Sunday, I walk along the Lamoille riverbanks, silty and sandy where the river rose far above its usual path. Red metal lies in twisted sheets, remnants I’m guessing from the motel that tumbled into the river. Twisted towels and clothing, tires, a stepladder are jammed into tree trunks and roots. Cassette tapes of bible stories lie in a puddle, oddly more or less intact. Down the river, smoke churns into the sky where a flooded sawmill has burned debris for days.
There’s an odd kind of quiet hovering around here. What I’ve witnessed is shock and disbelief, a heady kind of euphoria to fix and repair, and now a sodden dullness, the earth as drenched as I’ve ever seen it. My pink poppies have blackened before they’ve bloomed.
We keep on, of course. Our beloved capital city, Montpelier, hoes and bleaches. Word goes around and around about passable and impassable roads, who needs helps, who’s yet marooned by great rifts in the earth.
In the late afternoon, I buy poppyseeds at the co-op and pay off my tab. The staff is out-of-sorts there, too, grousing about a broken cooler and the mud we’re all tracking in. Rain falls, quits, but the day doesn’t cool. I bake a cake and listen to someone on VPR talk about the Buddha. In the evening, that fat woodchuck darts among my gardens. A flock of starlings scatter on the lawn. Robins and rain. The daylilies are brilliant, the flowers poet David Budbill called coarse and beautiful.
As I said, it’s coarse and ordinary and it’s beautiful because it’s ordinary. A plant gone wild and therefore become rugged, indestructible, indomitable, in short: tough, resilient, like anyone or thing has to be in order to survive.
By Thursday, I’ve lost track of days. A kind man stops by the town office with plates of cookies, still warm from the oven. I’ve been up for hours and hours by then, some working, some staring out the window at the dawn pushing up over the mountain, a spill of pink that widens into gold.
I haven’t been flooded. I know no one who’s injured. Yet, all around, the torn-up world, the folks who are seeking dry shelter, clean clothing, the next meal. The roads are our arteries, and slowly, gravel load by excavator sweep, the world is being put back together.

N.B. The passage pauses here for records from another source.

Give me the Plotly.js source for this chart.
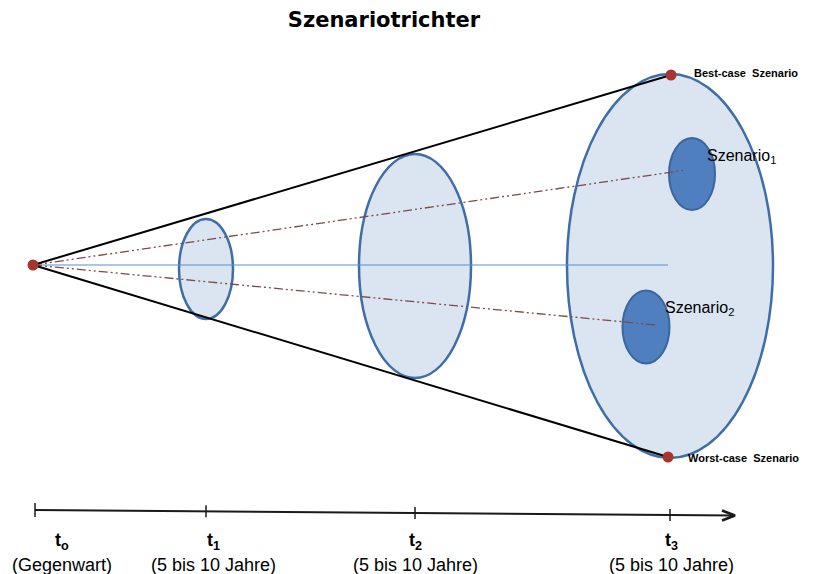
<!DOCTYPE html>
<html>
<head>
<meta charset="utf-8">
<script src="https://cdn.plot.ly/plotly-3.0.1.min.js"></script>
<style>html,body{margin:0;padding:0;background:#fff;}#chart{width:814px;height:574px;}</style>
</head>
<body>
<div id="chart"></div>
<script>
// ---- data (diagram coordinates) ----
const titleText = 'Szenariotrichter';
const stageLabels = ['t<sub>o</sub>', 't<sub>1</sub>', 't<sub>2</sub>', 't<sub>3</sub>'];
const stageSubLabels = ['(Gegenwart)', '(5 bis 10 Jahre)', '(5 bis 10 Jahre)', '(5 bis 10 Jahre)'];
const stageTickX = [35, 206, 415, 670];
const stageLabelX = [62, 213, 415, 671];

// funnel
const apex = [33, 265];
const bestCase = [671, 75];
const worstCase = [668, 457];
const centerEnd = [668, 265];
const caseLabels = ['Best-case\u00a0 Szenario', 'Worst-case\u00a0 Szenario'];

// cross-section ellipses at t1, t2, t3 : centre x, centre y, radius x, radius y
const sectionCx = [206, 415, 670];
const sectionCy = [269, 266, 266];
const sectionRx = [27, 56, 103];
const sectionRy = [50, 112, 192];

// scenarios
const scenarioNames = ['Szenario<sub>1</sub>', 'Szenario<sub>2</sub>'];
const scenarioCx = [692, 646];
const scenarioCy = [174, 327];
const scenarioRx = [23, 23.5];
const scenarioRy = [36, 36.5];
const scenarioPathEnd = [[686, 170], [656, 325]];
const scenarioLabelX = [705, 663];
const scenarioLabelY = [156, 308];

// timeline
const timeStart = [35, 510];
const timeEnd = [735, 515.5];

// ---- build ----
const tlY = x => timeStart[1] + (x - timeStart[0]) * (timeEnd[1] - timeStart[1]) / (timeEnd[0] - timeStart[0]);
const traces = [];
const shapes = [];
const annotations = [];

for (let i = 0; i < sectionCx.length; i++) {
  shapes.push({type: 'circle', xref: 'x', yref: 'y', layer: 'below',
    x0: sectionCx[i] - sectionRx[i], x1: sectionCx[i] + sectionRx[i],
    y0: sectionCy[i] - sectionRy[i], y1: sectionCy[i] + sectionRy[i],
    fillcolor: '#dbe4f1', line: {color: '#3e6ea5', width: 2.5}});
}
for (let i = 0; i < scenarioCx.length; i++) {
  shapes.push({type: 'circle', xref: 'x', yref: 'y', layer: 'below',
    x0: scenarioCx[i] - scenarioRx[i], x1: scenarioCx[i] + scenarioRx[i],
    y0: scenarioCy[i] - scenarioRy[i], y1: scenarioCy[i] + scenarioRy[i],
    fillcolor: '#4f7fbf', line: {color: '#3a669d', width: 2}});
}

const line = (xs, ys, color, width, dash) => ({type: 'scatter', mode: 'lines', x: xs, y: ys,
  line: {color: color, width: width, dash: dash || 'solid'}, hoverinfo: 'skip', showlegend: false});

// centre line
traces.push(line([apex[0], centerEnd[0]], [apex[1], centerEnd[1]], '#5b8ccb', 1));
// scenario paths
scenarioPathEnd.forEach(p => traces.push(line([apex[0], p[0]], [apex[1], p[1]], '#7a4b4b', 1.3, '9px,3px,2px,3px,2px,3px')));
// cone edges
traces.push(line([apex[0], bestCase[0]], [apex[1], bestCase[1]], '#000000', 2));
traces.push(line([apex[0], worstCase[0]], [apex[1], worstCase[1]], '#000000', 2));
// red points
traces.push({type: 'scatter', mode: 'markers', x: [apex[0], bestCase[0], worstCase[0]], y: [apex[1], bestCase[1], worstCase[1]],
  marker: {color: '#a7342f', size: 11}, hoverinfo: 'skip', showlegend: false});

// timeline
traces.push(line([timeStart[0], timeEnd[0]], [timeStart[1], timeEnd[1]], '#1a1a1a', 2));
traces.push(line([timeEnd[0] - 13, timeEnd[0], timeEnd[0] - 13], [timeEnd[1] - 5, timeEnd[1], timeEnd[1] + 5], '#1a1a1a', 2.5));
stageTickX.forEach((x, i) => {
  const h = i === 0 ? 7 : 6;
  traces.push(line([x, x], [tlY(x) - h, tlY(x) + h], '#1a1a1a', 1.5));
});

const FONT = 'Liberation Sans, Arial, sans-serif';
stageLabels.forEach((t, i) => {
  annotations.push({x: stageLabelX[i], y: 541, xref: 'x', yref: 'y', text: '<b>' + t + '</b>', showarrow: false,
    xanchor: 'center', yanchor: 'middle', font: {family: FONT, size: 18, color: '#000'}});
  annotations.push({x: stageLabelX[i], y: 565, xref: 'x', yref: 'y', text: stageSubLabels[i], showarrow: false,
    xanchor: 'center', yanchor: 'middle', font: {family: FONT, size: 18, color: '#000'}});
});
annotations.push({x: 692, y: 73, xref: 'x', yref: 'y', text: '<b>' + caseLabels[0] + '</b>', showarrow: false,
  xanchor: 'left', yanchor: 'middle', font: {family: FONT, size: 11, color: '#000'}});
annotations.push({x: 686, y: 458, xref: 'x', yref: 'y', text: '<b>' + caseLabels[1] + '</b>', showarrow: false,
  xanchor: 'left', yanchor: 'middle', font: {family: FONT, size: 11, color: '#000'}});
scenarioNames.forEach((n, i) => {
  annotations.push({x: scenarioLabelX[i], y: scenarioLabelY[i], xref: 'x', yref: 'y', text: n, showarrow: false,
    xanchor: 'left', yanchor: 'middle', font: {family: FONT, size: 16, color: '#000'}});
});

const layout = {
  width: 814, height: 574,
  margin: {l: 0, r: 0, t: 0, b: 0},
  paper_bgcolor: '#ffffff', plot_bgcolor: '#ffffff',
  title: {text: '<b>' + titleText + '</b>', x: 384 / 814, xanchor: 'center', xref: 'paper',
    y: 1 - 20 / 574, yanchor: 'middle', yref: 'container',
    font: {family: 'DejaVu Sans, Verdana, sans-serif', size: 21, color: '#000'}},
  xaxis: {range: [0, 814], visible: false, fixedrange: true},
  yaxis: {range: [574, 0], visible: false, fixedrange: true},
  shapes: shapes,
  annotations: annotations,
  showlegend: false
};
Plotly.newPlot('chart', traces, layout, {staticPlot: true, displayModeBar: false});
</script>
</body>
</html>
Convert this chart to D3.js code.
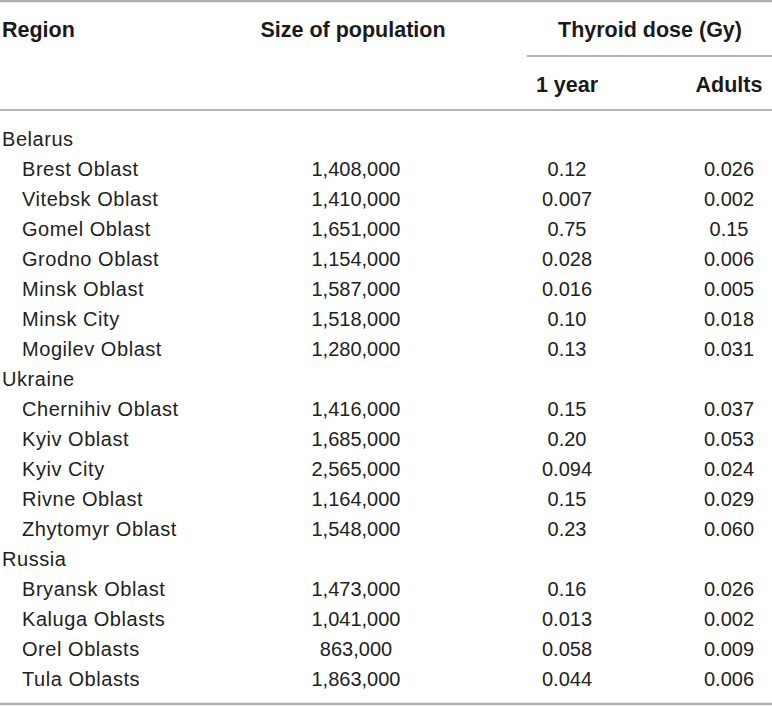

Thunderstorms and flash floods are in the forecast. Through all this, there’s the subtle underlying sense of how quickly the world turns.
Stores warn of early closings. We’re in this place I recognize immediately, almost giddy, slightly horrified, where people let down their guard, laugh at things that maybe aren’t that funny. Slowly, wrapping order around chaos.
“Water symbolizes the whole of potentiality – the source of all possible existence.”